The TLS (missing the poems, if not the prose) recently [January 5, 2007] asked, in its oft-brilliant NB column (edited and written by J.C.) -"Where are the poets of war?" - before suggesting that one oughtn't to look for them in the anti-war camp, despite what Francis Scarfe wrote in 1941: "a good war poem must also be a good peace poem."

As the TLS writes, "We exclude, for the moment, poems gathered together in collections such as 100 Poets against the War, edited by Todd Swift, and 101 Poets .... [the ellipsis is J.C.'s] edited by Paul Keegan and Matthew Hollis, the very titles of which amount to to a political agenda (the former contained new work; the latter poems from all ages). The kind of war poetry you want, as a reader, challenges your assumptions with doubt, pity, glory, even gore." There's a lot here to unpack. So much so, it's almost like that picnic basket from The Wind In The Willows.

Firstly, no sane reader wants any war poetry at all - surely, it's only a necessary evil of combative times. What they expect, if there is a war, is that the poetry written during wartime will, at the very least, "handle" the pressure of experience placed on language and the living (and dying) at that time;
Secondly, the requirement to "challenge your assumptions" rather begs the question of what those are, in the first place. Poetry is not a debating chamber, only. If one's assumptions are that Christ died for our sins, that one shouldn't kill, that war is a last resort - well, one hardly wants or needs Satanic verses espousing a holocaust simply for the sake of throwing off dusty old ways for shiny new ones.
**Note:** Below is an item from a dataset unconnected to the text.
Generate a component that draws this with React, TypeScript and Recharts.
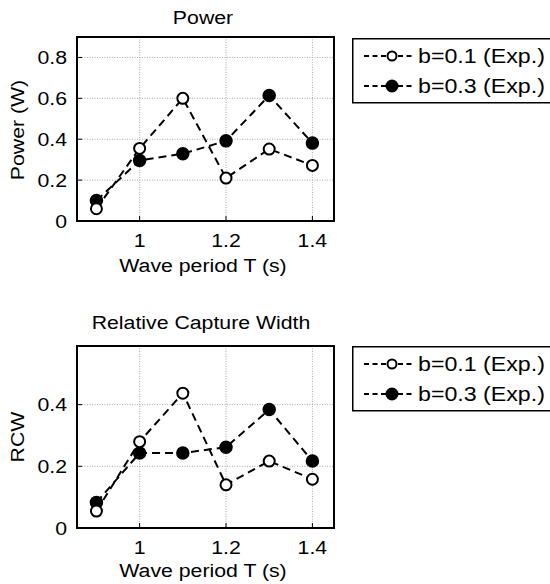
import React from 'react';
import { LineChart, Line, XAxis, YAxis, CartesianGrid } from 'recharts';

// wave period T (s)
const periods = [0.9, 1.0, 1.1, 1.2, 1.3, 1.4];

// power (W)
const powerB01 = [0.06, 0.355, 0.6, 0.21, 0.352, 0.272];
const powerB03 = [0.1, 0.296, 0.329, 0.392, 0.614, 0.381];

// relative capture width
const rcwB01 = [0.055, 0.28, 0.437, 0.14, 0.217, 0.158];
const rcwB03 = [0.083, 0.243, 0.243, 0.262, 0.384, 0.217];

const xTicks = [1, 1.2, 1.4];
const powerTicks = [0, 0.2, 0.4, 0.6, 0.8];
const rcwTicks = [0, 0.2, 0.4];
const xDomain = [0.855, 1.45];

const seriesNames = ['b=0.1 (Exp.)', 'b=0.3 (Exp.)'];

const FONT = '"Liberation Sans", Arial, sans-serif';
const SX = 1.12;

const toRows = (a: number[], b: number[]) =>
    periods.map((t, i) => ({ t, b01: a[i], b03: b[i] }));

const powerData = toRows(powerB01, powerB03);
const rcwData = toRows(rcwB01, rcwB03);

const fmt = (v: number) => String(Math.round(v * 10) / 10);

// text stretched a bit wider, like the original export
const SText = ({ x, y, text, size = 19, anchor = 'middle', rotate = 0, sx = SX }: any) => (
    <text
        transform={`translate(${x},${y}) rotate(${rotate}) scale(${sx},1)`}
        textAnchor={anchor}
        dominantBaseline="central"
        fontSize={size}
        fontFamily={FONT}
        fill="#000"
    >
        {text}
    </text>
);

const XTick = ({ x, y, payload }: any) => <SText x={x} y={y} text={fmt(payload.value)} />;
const YTick = ({ x, y, payload }: any) => <SText x={x} y={y} text={fmt(payload.value)} anchor="end" />;

const LegendBox = ({ top }: { top: number }) => (
    <svg
        width={200}
        height={66}
        style={{ position: 'absolute', left: 352, top, overflow: 'visible' }}
    >
        <rect x={0.75} y={0.75} width={210} height={64} fill="#fff" stroke="#000" strokeWidth={1.5} />
        {seriesNames.map((name, i) => {
            const cy = 18 + i * 30;
            return (
                <g key={name}>
                    <line x1={12} x2={63} y1={cy} y2={cy} stroke="#000" strokeWidth={2} strokeDasharray="5 3.5" />
                    <circle
                        cx={40}
                        cy={cy}
                        r={i === 0 ? 4.5 : 5.5}
                        fill={i === 0 ? '#fff' : '#000'}
                        stroke="#000"
                        strokeWidth={2}
                    />
                    <SText x={66} y={cy} text={name} anchor="start" size={20} sx={1.16} />
                </g>
            );
        })}
    </svg>
);

// plain box around each plot area (top/right edges of the axes frame)
const Frame = ({ top, height }: { top: number; height: number }) => (
    <div
        style={{
            position: 'absolute',
            left: 76,
            top: top - 1,
            width: 259,
            height: height + 2,
            boxSizing: 'border-box',
            border: '2px solid #000',
            zIndex: 10,
            pointerEvents: 'none',
        }}
    />
);

const Panel = ({ data, yMax, yTicks, height, margin }: any) => (
    <LineChart width={550} height={height} data={data} margin={margin}>
        <CartesianGrid stroke="#a8a8a8" strokeDasharray="1 1.5" />
        <XAxis
            dataKey="t"
            type="number"
            domain={xDomain}
            ticks={xTicks}
            allowDataOverflow
            height={30}
            stroke="#000"
            tickSize={-5}
            tickMargin={24}
            tick={<XTick />}
        />
        <YAxis
            type="number"
            domain={[0, yMax]}
            ticks={yTicks}
            allowDataOverflow
            width={60}
            stroke="#000"
            tickSize={-5}
            tickMargin={15}
            tick={<YTick />}
        />
        <Line
            dataKey="b03"
            stroke="#000"
            strokeWidth={2}
            strokeDasharray="8 5"
            dot={{ r: 6, fill: '#000', stroke: '#000', strokeWidth: 1.5, strokeDasharray: '0' }}
            isAnimationActive={false}
        />
        <Line
            dataKey="b01"
            stroke="#000"
            strokeWidth={2}
            strokeDasharray="8 5"
            dot={{ r: 5.5, fill: '#fff', stroke: '#000', strokeWidth: 2, strokeDasharray: '0' }}
            isAnimationActive={false}
        />
    </LineChart>
);

export default function App() {
    return (
        <div style={{ position: 'absolute', left: 0, top: 0, width: 550, height: 584, background: '#fff' }}>
            <div style={{ position: 'absolute', left: 0, top: 0 }}>
                <Panel
                    data={powerData}
                    yMax={0.9}
                    yTicks={powerTicks}
                    height={290}
                    margin={{ top: 37, right: 216, bottom: 39, left: 17 }}
                />
            </div>
            <div style={{ position: 'absolute', left: 0, top: 290 }}>
                <Panel
                    data={rcwData}
                    yMax={0.59}
                    yTicks={rcwTicks}
                    height={294}
                    margin={{ top: 56, right: 216, bottom: 26, left: 17 }}
                />
            </div>
            <svg width={550} height={584} style={{ position: 'absolute', left: 0, top: 0, pointerEvents: 'none' }}>
                <SText x={203} y={17} text="Power" />
                <SText x={203} y={265} text="Wave period T (s)" />
                <SText x={17} y={130} text="Power (W)" rotate={-90} />
                <SText x={201} y={322} text="Relative Capture Width" />
                <SText x={203} y={570} text="Wave period T (s)" />
                <SText x={17} y={437} text="RCW" rotate={-90} />
            </svg>
            <Frame top={37} height={184} />
            <Frame top={346} height={182} />
            <LegendBox top={38} />
            <LegendBox top={346} />
        </div>
    );
}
T.S. Eliot's sublime Quartets are blessed with very much establishing convictions, not simply shaking an apple tree to see if any Vicars fall;
Thirdly, the rather simplistic idea that only poetry anthologies with self-evident titles contain a "political agenda" is a little old-fashioned. Every poetry anthology constitutes a micro-canon, and therefore establishes and defends its own set of values, hierarchies and traditions;
Fourthly, Tom Paulin's superb anthology of Political Verse (Faber) should lay to rest the cliche that "politcal poetry" cannot, first and foremost, sing as well-crafted verse. "War" or "politics by other means" is no less a legitimate theme for poetry than love - and besides which, the best WWI poetry from the trenches expresses a strong anti-war bias without ruining the quality of the writing, or the pity;
Fifthly, there is a long-standing (and mistaken) belief, among critics who have not read my famous anthology, especially, that nth position (and later Salt's) 100 Poets against the War collection, contains "merely" propaganda, rather than excellent new writing. Look again. The anthology of mine that the TLS so airily dismisses contains poems written in the 21st century, in a variety of forms and styles, by some of the finest (often major) poets of our age, including: Charles Bernstein, Mahmoud Darwish, Michael Donaghy, Marilyn Hacker, David Harsent, Ranjit Hoskote, John Hartley Williams, Mimi Khalvati, John Kinsella, Robert Minhinnick, Sean O'Brien, Grace Schulman, and George Szirtes. Hardly a list of beatnik also-rans.
No, I'm afraid if the TLS is looking for "war poets" they better start reading the Internet, particularly nth position, more closely - our e-books have, since 2003, continually supplied readers who want "gore" as well as "pity" excellent verse dealing with all sides of the issues relating to the wars against terror, in Afghanistan and in Iraq - most recently in Babylon Burning, a collection J.C. mocked, gently, in the same pages in 2006, for raising funds for the Red Cross. Is J.C. a little bloody-minded?